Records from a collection
--- START ---

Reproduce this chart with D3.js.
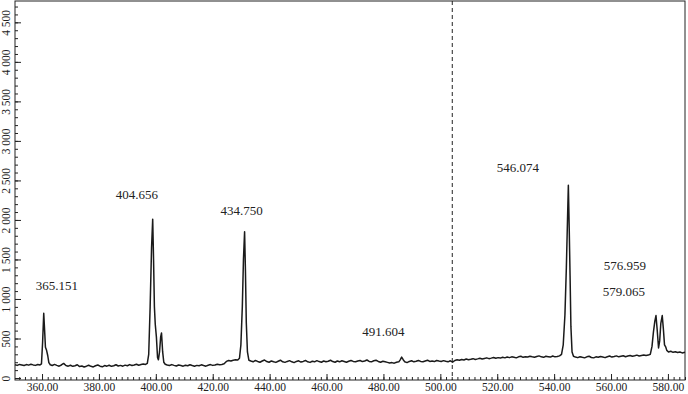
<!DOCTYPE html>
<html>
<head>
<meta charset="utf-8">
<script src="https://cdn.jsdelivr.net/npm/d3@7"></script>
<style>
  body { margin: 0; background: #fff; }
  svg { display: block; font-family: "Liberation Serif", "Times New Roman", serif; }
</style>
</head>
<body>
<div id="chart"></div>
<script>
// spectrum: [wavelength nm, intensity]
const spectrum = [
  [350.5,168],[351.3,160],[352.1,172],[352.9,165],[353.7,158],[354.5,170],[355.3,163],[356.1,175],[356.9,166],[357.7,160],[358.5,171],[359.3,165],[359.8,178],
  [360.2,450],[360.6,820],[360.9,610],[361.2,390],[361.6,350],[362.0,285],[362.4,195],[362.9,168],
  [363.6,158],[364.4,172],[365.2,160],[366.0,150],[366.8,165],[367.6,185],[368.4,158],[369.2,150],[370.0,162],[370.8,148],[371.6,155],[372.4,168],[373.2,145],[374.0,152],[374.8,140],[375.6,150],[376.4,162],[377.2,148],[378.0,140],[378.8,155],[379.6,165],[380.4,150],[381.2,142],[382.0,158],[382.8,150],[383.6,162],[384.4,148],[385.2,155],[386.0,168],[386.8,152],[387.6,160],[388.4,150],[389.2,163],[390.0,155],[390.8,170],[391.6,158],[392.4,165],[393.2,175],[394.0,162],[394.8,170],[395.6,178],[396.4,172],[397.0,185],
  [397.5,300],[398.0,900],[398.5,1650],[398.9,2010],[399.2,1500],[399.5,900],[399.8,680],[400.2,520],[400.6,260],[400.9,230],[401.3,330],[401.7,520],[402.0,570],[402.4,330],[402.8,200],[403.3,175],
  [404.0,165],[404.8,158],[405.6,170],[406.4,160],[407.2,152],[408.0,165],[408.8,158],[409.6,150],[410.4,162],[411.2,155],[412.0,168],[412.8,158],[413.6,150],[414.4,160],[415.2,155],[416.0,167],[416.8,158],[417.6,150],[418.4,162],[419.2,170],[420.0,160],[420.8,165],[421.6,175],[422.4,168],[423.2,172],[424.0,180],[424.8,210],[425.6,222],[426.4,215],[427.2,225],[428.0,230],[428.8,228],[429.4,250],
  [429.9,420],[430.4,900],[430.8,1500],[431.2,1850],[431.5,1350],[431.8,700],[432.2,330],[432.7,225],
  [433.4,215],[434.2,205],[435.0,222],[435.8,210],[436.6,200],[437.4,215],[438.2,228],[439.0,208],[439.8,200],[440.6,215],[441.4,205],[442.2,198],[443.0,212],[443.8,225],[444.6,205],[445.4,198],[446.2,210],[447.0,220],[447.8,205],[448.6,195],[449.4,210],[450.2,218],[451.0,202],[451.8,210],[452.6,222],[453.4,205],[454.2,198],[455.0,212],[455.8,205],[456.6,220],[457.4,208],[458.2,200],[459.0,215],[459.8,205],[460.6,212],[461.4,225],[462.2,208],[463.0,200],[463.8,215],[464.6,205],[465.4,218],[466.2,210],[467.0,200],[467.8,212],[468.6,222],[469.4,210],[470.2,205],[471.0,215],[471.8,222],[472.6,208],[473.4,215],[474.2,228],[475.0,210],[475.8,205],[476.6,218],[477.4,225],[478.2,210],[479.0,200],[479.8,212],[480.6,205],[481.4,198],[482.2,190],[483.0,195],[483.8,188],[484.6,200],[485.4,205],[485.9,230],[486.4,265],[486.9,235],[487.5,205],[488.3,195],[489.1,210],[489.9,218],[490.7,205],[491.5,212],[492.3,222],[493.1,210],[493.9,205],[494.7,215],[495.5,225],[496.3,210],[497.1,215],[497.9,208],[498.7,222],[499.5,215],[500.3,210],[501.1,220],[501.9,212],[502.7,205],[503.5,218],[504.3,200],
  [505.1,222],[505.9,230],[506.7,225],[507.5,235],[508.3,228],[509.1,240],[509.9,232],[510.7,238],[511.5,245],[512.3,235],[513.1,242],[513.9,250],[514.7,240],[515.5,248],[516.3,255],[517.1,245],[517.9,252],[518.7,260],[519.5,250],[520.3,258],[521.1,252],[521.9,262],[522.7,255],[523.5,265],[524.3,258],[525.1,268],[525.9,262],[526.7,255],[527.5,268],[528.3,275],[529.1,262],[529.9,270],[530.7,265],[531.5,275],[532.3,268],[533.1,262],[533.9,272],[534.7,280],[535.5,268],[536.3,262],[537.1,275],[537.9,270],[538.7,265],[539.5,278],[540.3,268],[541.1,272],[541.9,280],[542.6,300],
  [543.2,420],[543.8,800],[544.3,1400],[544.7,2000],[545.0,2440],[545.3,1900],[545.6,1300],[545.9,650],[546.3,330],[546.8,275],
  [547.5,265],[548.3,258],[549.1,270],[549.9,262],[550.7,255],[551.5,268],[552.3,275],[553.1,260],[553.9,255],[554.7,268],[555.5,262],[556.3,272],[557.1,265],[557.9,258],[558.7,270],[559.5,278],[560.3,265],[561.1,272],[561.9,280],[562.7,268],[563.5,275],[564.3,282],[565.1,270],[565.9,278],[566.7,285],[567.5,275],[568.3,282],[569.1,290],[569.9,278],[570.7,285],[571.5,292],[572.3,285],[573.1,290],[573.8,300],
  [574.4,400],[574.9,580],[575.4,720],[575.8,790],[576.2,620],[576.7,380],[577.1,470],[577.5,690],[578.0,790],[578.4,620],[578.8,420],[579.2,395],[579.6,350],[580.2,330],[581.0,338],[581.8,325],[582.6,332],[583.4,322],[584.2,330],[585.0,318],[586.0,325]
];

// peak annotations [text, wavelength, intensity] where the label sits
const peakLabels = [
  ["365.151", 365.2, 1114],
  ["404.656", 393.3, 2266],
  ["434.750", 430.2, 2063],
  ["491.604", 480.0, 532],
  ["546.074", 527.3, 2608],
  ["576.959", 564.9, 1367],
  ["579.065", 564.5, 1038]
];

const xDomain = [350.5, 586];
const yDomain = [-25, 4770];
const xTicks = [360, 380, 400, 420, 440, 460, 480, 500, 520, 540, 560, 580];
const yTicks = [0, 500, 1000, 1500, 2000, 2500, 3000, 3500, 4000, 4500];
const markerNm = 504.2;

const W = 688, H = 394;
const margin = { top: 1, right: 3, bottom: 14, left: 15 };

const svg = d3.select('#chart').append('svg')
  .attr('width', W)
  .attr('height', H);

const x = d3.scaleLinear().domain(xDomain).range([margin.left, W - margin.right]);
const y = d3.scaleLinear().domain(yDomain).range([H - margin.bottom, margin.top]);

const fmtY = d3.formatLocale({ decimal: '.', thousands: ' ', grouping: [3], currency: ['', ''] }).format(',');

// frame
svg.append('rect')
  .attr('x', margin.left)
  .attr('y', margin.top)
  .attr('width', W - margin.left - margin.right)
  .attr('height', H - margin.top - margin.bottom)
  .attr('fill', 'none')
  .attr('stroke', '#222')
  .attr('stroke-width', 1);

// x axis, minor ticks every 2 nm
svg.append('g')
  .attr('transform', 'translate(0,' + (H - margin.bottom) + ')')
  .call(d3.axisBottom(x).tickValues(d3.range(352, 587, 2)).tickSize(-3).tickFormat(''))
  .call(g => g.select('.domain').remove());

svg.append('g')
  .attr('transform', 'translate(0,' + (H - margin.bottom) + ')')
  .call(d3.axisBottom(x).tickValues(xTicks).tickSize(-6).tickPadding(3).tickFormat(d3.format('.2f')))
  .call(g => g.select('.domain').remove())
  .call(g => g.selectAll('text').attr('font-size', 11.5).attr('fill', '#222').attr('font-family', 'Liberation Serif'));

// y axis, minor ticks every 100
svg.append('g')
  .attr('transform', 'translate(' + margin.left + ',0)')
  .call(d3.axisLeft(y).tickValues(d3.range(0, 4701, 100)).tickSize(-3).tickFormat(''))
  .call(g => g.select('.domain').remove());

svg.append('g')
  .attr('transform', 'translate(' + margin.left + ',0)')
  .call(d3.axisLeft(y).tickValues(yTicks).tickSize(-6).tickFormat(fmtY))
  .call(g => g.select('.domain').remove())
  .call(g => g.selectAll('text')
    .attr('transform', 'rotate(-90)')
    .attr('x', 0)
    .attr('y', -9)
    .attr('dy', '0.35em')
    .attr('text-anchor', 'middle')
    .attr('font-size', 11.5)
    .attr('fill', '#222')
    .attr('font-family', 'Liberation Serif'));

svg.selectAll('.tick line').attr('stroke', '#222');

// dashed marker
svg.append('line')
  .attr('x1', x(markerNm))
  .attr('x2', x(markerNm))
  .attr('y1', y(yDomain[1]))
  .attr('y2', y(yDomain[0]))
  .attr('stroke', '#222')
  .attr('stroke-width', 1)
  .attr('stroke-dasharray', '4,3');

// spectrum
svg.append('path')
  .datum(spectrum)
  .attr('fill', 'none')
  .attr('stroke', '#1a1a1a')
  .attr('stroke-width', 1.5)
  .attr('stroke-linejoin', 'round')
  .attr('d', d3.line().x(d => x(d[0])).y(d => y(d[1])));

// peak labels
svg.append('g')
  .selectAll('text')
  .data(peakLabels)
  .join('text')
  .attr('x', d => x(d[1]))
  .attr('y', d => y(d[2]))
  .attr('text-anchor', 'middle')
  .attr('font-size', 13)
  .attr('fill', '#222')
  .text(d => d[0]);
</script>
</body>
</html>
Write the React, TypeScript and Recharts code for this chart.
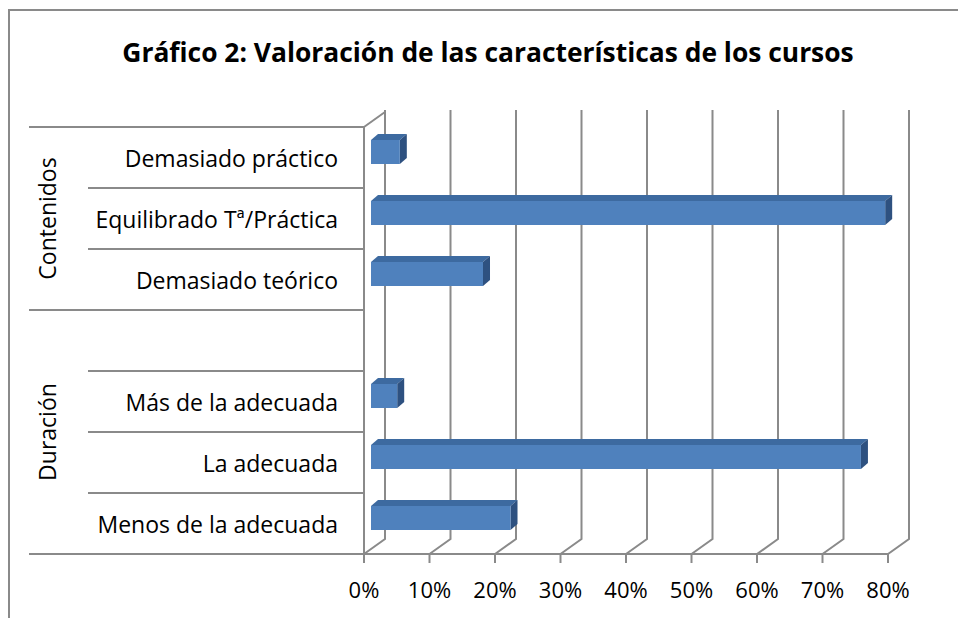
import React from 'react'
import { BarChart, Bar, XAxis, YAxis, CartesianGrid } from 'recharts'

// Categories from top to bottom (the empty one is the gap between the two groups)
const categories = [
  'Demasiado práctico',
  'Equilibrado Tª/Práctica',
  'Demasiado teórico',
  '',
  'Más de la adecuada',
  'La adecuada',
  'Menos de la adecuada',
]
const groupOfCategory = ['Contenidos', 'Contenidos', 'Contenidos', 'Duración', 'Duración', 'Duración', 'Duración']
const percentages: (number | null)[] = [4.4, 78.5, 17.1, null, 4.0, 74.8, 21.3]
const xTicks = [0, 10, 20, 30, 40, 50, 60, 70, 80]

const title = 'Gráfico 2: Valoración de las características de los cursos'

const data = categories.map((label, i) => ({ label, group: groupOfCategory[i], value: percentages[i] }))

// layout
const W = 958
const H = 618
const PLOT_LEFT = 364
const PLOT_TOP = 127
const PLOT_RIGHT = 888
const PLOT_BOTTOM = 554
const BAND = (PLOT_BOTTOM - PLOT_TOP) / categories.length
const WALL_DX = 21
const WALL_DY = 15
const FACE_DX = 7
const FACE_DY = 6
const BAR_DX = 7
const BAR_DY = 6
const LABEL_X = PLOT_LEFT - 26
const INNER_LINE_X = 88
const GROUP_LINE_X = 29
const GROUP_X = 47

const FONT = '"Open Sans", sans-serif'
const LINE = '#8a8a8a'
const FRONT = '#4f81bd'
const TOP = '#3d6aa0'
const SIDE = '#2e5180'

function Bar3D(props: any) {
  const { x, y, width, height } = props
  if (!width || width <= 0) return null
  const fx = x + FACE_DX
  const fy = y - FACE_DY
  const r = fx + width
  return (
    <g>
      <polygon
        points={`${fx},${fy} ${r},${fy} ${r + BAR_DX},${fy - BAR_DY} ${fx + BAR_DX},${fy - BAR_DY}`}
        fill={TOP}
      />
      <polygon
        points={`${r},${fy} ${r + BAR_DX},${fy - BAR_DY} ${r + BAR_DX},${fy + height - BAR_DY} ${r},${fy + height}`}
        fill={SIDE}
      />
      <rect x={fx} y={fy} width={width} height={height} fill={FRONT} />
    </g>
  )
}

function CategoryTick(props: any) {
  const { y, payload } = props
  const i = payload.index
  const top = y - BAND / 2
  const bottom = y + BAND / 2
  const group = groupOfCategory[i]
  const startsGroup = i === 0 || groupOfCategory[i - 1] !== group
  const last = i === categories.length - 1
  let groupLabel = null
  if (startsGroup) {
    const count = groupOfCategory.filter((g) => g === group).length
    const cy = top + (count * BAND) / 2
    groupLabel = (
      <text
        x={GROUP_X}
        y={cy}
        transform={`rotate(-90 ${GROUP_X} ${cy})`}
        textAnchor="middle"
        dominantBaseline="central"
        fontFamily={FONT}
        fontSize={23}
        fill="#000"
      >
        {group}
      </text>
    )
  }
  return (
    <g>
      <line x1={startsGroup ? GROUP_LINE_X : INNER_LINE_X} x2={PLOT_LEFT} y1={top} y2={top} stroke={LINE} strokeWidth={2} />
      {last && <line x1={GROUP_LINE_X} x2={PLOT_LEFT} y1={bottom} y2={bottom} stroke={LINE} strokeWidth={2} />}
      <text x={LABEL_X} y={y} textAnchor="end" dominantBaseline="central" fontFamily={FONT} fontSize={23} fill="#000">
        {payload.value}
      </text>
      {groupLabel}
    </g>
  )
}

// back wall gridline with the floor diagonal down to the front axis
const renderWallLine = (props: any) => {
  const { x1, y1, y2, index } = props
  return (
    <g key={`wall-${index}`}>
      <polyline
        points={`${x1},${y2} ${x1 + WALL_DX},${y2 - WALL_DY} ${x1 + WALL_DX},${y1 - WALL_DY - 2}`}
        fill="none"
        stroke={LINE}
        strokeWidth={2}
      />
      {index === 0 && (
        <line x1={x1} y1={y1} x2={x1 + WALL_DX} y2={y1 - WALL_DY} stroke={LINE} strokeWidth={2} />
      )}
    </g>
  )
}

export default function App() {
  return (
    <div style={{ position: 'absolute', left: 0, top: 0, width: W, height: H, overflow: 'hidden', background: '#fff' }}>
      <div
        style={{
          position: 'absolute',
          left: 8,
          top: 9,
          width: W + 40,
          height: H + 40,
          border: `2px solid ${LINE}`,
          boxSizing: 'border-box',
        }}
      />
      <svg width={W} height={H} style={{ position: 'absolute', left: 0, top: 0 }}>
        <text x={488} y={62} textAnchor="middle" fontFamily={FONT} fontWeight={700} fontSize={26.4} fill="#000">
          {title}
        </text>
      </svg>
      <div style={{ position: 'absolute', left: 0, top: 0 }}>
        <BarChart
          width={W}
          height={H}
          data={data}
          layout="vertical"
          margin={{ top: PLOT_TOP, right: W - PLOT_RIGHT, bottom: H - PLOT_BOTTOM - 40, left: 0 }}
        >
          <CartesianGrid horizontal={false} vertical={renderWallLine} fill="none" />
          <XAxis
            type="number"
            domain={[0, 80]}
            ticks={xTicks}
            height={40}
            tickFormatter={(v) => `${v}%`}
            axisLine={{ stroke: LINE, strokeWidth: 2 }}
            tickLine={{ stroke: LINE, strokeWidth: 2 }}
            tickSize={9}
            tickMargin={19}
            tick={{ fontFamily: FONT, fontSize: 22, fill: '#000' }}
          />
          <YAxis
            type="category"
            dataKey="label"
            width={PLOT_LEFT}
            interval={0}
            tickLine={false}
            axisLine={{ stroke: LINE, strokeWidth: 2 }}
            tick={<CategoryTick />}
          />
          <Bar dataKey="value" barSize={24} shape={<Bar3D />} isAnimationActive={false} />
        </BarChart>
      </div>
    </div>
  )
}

--- END ---

[Exercise] Extract every line containing the string "with" from the material.

[Result below]
Reproduce this chart with D3.js.
// back wall gridline with the floor diagonal down to the front axis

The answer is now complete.